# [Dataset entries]
BEGIN

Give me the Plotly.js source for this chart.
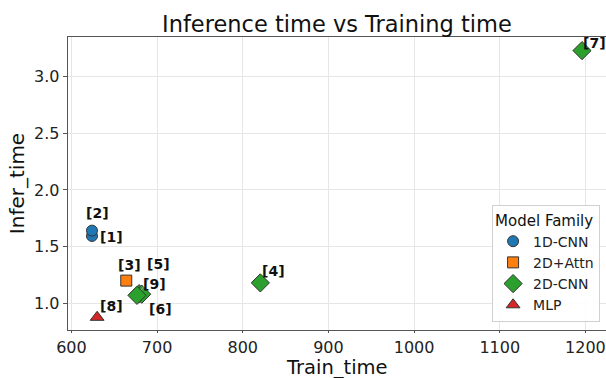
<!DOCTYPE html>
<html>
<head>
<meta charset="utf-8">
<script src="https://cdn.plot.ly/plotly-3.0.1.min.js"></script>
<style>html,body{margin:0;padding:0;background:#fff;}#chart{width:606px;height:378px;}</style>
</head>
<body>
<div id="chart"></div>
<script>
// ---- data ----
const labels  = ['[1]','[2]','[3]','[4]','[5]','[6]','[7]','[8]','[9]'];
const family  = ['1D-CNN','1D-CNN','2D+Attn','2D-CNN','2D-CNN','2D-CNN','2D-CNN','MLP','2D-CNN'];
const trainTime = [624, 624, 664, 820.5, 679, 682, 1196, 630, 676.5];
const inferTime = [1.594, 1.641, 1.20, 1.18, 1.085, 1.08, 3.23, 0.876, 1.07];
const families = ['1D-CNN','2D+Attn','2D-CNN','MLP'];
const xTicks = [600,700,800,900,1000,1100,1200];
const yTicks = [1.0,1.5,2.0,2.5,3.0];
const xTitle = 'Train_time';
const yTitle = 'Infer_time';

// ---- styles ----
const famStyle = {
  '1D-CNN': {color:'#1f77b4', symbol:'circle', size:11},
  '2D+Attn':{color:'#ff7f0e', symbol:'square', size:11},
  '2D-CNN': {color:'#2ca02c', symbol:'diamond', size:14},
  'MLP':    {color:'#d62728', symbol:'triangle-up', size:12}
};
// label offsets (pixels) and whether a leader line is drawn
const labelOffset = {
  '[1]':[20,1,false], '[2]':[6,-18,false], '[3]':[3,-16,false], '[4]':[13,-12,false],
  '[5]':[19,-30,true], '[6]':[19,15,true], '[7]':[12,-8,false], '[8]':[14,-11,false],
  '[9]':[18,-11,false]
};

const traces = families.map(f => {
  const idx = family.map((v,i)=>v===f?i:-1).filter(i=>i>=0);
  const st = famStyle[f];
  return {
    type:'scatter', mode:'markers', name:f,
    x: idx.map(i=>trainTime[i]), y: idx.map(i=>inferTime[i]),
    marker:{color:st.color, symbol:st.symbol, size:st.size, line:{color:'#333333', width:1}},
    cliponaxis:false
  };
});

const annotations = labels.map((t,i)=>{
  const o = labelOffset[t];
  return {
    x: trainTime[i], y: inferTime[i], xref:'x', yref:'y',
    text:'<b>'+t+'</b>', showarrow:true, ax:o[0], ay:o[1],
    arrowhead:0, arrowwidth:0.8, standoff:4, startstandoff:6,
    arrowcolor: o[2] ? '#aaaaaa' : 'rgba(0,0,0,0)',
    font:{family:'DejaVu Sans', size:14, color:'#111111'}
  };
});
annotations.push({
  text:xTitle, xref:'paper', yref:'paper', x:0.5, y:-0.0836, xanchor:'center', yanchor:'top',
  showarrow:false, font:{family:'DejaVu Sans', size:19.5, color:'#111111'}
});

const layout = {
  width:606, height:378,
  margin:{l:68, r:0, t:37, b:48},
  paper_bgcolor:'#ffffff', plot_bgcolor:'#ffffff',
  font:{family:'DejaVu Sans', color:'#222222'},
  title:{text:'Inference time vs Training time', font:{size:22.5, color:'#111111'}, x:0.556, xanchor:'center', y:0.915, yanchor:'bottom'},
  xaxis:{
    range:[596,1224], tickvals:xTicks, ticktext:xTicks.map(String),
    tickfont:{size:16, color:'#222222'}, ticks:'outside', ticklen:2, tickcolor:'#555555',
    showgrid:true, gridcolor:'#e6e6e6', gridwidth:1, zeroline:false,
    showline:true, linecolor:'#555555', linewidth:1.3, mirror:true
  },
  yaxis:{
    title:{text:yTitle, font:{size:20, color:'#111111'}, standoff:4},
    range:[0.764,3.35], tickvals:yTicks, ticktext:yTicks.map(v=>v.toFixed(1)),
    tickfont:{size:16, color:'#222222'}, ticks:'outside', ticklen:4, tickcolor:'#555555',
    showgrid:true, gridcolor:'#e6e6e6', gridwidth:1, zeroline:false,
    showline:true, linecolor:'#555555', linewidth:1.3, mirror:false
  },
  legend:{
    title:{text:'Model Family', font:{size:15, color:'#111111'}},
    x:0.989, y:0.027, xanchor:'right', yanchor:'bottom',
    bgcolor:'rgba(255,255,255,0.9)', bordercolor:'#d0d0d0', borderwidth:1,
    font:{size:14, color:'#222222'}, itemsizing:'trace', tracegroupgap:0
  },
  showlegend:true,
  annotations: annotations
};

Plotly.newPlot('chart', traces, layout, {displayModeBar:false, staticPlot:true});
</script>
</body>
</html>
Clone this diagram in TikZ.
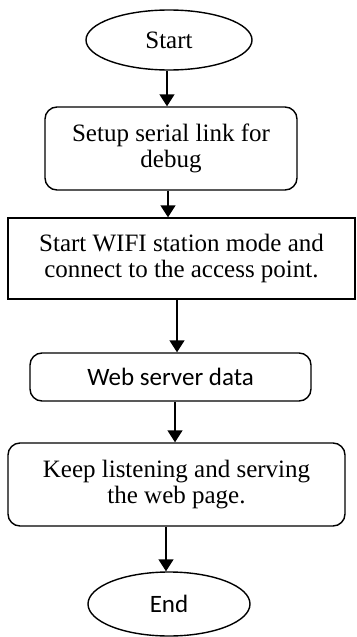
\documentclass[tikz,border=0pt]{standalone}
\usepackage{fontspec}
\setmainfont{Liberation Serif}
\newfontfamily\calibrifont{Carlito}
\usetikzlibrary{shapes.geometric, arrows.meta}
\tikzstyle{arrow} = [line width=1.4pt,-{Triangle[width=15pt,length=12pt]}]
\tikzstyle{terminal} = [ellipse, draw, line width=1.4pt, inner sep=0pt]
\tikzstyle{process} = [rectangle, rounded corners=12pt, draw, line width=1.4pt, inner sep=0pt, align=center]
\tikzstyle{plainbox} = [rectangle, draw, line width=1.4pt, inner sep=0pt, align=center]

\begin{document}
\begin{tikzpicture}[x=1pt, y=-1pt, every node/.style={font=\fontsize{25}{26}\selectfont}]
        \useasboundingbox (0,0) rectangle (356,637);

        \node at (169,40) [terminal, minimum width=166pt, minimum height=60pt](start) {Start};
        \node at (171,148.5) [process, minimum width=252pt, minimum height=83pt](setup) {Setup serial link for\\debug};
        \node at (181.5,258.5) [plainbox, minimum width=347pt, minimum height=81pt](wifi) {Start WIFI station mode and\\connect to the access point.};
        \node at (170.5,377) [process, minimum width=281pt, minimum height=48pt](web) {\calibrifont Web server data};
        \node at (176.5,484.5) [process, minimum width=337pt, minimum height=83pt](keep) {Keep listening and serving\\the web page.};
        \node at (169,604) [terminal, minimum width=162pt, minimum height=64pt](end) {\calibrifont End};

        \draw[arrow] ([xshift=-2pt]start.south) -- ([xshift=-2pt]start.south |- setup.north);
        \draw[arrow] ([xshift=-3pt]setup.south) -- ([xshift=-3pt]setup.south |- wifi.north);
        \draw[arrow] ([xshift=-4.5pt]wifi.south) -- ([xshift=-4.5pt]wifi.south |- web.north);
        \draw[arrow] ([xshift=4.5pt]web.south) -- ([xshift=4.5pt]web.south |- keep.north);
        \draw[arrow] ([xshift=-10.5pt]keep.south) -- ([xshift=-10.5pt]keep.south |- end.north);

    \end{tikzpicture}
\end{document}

END

# [AIM OF THE EXERCISE]
Leave the pictures out and reproduce each record exactly as written.

# [WORKED ANSWER]
Give me the Plotly.js source for this chart.
<!DOCTYPE html>
<html>
<head>
<meta charset="utf-8">
<script src="https://cdn.plot.ly/plotly-3.0.1.min.js"></script>
<style>html,body{margin:0;padding:0;background:#fff;}#chart{width:606px;height:378px;}</style>
</head>
<body>
<div id="chart"></div>
<script>
// ---- data ----
const labels  = ['[1]','[2]','[3]','[4]','[5]','[6]','[7]','[8]','[9]'];
const family  = ['1D-CNN','1D-CNN','2D+Attn','2D-CNN','2D-CNN','2D-CNN','2D-CNN','MLP','2D-CNN'];
const trainTime = [624, 624, 664, 820.5, 679, 682, 1196, 630, 676.5];
const inferTime = [1.594, 1.641, 1.20, 1.18, 1.085, 1.08, 3.23, 0.876, 1.07];
const families = ['1D-CNN','2D+Attn','2D-CNN','MLP'];
const xTicks = [600,700,800,900,1000,1100,1200];
const yTicks = [1.0,1.5,2.0,2.5,3.0];
const xTitle = 'Train_time';
const yTitle = 'Infer_time';

// ---- styles ----
const famStyle = {
  '1D-CNN': {color:'#1f77b4', symbol:'circle', size:11},
  '2D+Attn':{color:'#ff7f0e', symbol:'square', size:11},
  '2D-CNN': {color:'#2ca02c', symbol:'diamond', size:14},
  'MLP':    {color:'#d62728', symbol:'triangle-up', size:12}
};
// label offsets (pixels) and whether a leader line is drawn
const labelOffset = {
  '[1]':[20,1,false], '[2]':[6,-18,false], '[3]':[3,-16,false], '[4]':[13,-12,false],
  '[5]':[19,-30,true], '[6]':[19,15,true], '[7]':[12,-8,false], '[8]':[14,-11,false],
  '[9]':[18,-11,false]
};

const traces = families.map(f => {
  const idx = family.map((v,i)=>v===f?i:-1).filter(i=>i>=0);
  const st = famStyle[f];
  return {
    type:'scatter', mode:'markers', name:f,
    x: idx.map(i=>trainTime[i]), y: idx.map(i=>inferTime[i]),
    marker:{color:st.color, symbol:st.symbol, size:st.size, line:{color:'#333333', width:1}},
    cliponaxis:false
  };
});

const annotations = labels.map((t,i)=>{
  const o = labelOffset[t];
  return {
    x: trainTime[i], y: inferTime[i], xref:'x', yref:'y',
    text:'<b>'+t+'</b>', showarrow:true, ax:o[0], ay:o[1],
    arrowhead:0, arrowwidth:0.8, standoff:4, startstandoff:6,
    arrowcolor: o[2] ? '#aaaaaa' : 'rgba(0,0,0,0)',
    font:{family:'DejaVu Sans', size:14, color:'#111111'}
  };
});
annotations.push({
  text:xTitle, xref:'paper', yref:'paper', x:0.5, y:-0.0836, xanchor:'center', yanchor:'top',
  showarrow:false, font:{family:'DejaVu Sans', size:19.5, color:'#111111'}
});

const layout = {
  width:606, height:378,
  margin:{l:68, r:0, t:37, b:48},
  paper_bgcolor:'#ffffff', plot_bgcolor:'#ffffff',
  font:{family:'DejaVu Sans', color:'#222222'},
  title:{text:'Inference time vs Training time', font:{size:22.5, color:'#111111'}, x:0.556, xanchor:'center', y:0.915, yanchor:'bottom'},
  xaxis:{
    range:[596,1224], tickvals:xTicks, ticktext:xTicks.map(String),
    tickfont:{size:16, color:'#222222'}, ticks:'outside', ticklen:2, tickcolor:'#555555',
    showgrid:true, gridcolor:'#e6e6e6', gridwidth:1, zeroline:false,
    showline:true, linecolor:'#555555', linewidth:1.3, mirror:true
  },
  yaxis:{
    title:{text:yTitle, font:{size:20, color:'#111111'}, standoff:4},
    range:[0.764,3.35], tickvals:yTicks, ticktext:yTicks.map(v=>v.toFixed(1)),
    tickfont:{size:16, color:'#222222'}, ticks:'outside', ticklen:4, tickcolor:'#555555',
    showgrid:true, gridcolor:'#e6e6e6', gridwidth:1, zeroline:false,
    showline:true, linecolor:'#555555', linewidth:1.3, mirror:false
  },
  legend:{
    title:{text:'Model Family', font:{size:15, color:'#111111'}},
    x:0.989, y:0.027, xanchor:'right', yanchor:'bottom',
    bgcolor:'rgba(255,255,255,0.9)', bordercolor:'#d0d0d0', borderwidth:1,
    font:{size:14, color:'#222222'}, itemsizing:'trace', tracegroupgap:0
  },
  showlegend:true,
  annotations: annotations
};

Plotly.newPlot('chart', traces, layout, {displayModeBar:false, staticPlot:true});
</script>
</body>
</html>
Clone this diagram in TikZ.
\documentclass[tikz,border=0pt]{standalone}
\usepackage{fontspec}
\setmainfont{Liberation Serif}
\newfontfamily\calibrifont{Carlito}
\usetikzlibrary{shapes.geometric, arrows.meta}
\tikzstyle{arrow} = [line width=1.4pt,-{Triangle[width=15pt,length=12pt]}]
\tikzstyle{terminal} = [ellipse, draw, line width=1.4pt, inner sep=0pt]
\tikzstyle{process} = [rectangle, rounded corners=12pt, draw, line width=1.4pt, inner sep=0pt, align=center]
\tikzstyle{plainbox} = [rectangle, draw, line width=1.4pt, inner sep=0pt, align=center]

\begin{document}
\begin{tikzpicture}[x=1pt, y=-1pt, every node/.style={font=\fontsize{25}{26}\selectfont}]
        \useasboundingbox (0,0) rectangle (356,637);

        \node at (169,40) [terminal, minimum width=166pt, minimum height=60pt](start) {Start};
        \node at (171,148.5) [process, minimum width=252pt, minimum height=83pt](setup) {Setup serial link for\\debug};
        \node at (181.5,258.5) [plainbox, minimum width=347pt, minimum height=81pt](wifi) {Start WIFI station mode and\\connect to the access point.};
        \node at (170.5,377) [process, minimum width=281pt, minimum height=48pt](web) {\calibrifont Web server data};
        \node at (176.5,484.5) [process, minimum width=337pt, minimum height=83pt](keep) {Keep listening and serving\\the web page.};
        \node at (169,604) [terminal, minimum width=162pt, minimum height=64pt](end) {\calibrifont End};

        \draw[arrow] ([xshift=-2pt]start.south) -- ([xshift=-2pt]start.south |- setup.north);
        \draw[arrow] ([xshift=-3pt]setup.south) -- ([xshift=-3pt]setup.south |- wifi.north);
        \draw[arrow] ([xshift=-4.5pt]wifi.south) -- ([xshift=-4.5pt]wifi.south |- web.north);
        \draw[arrow] ([xshift=4.5pt]web.south) -- ([xshift=4.5pt]web.south |- keep.north);
        \draw[arrow] ([xshift=-10.5pt]keep.south) -- ([xshift=-10.5pt]keep.south |- end.north);

    \end{tikzpicture}
\end{document}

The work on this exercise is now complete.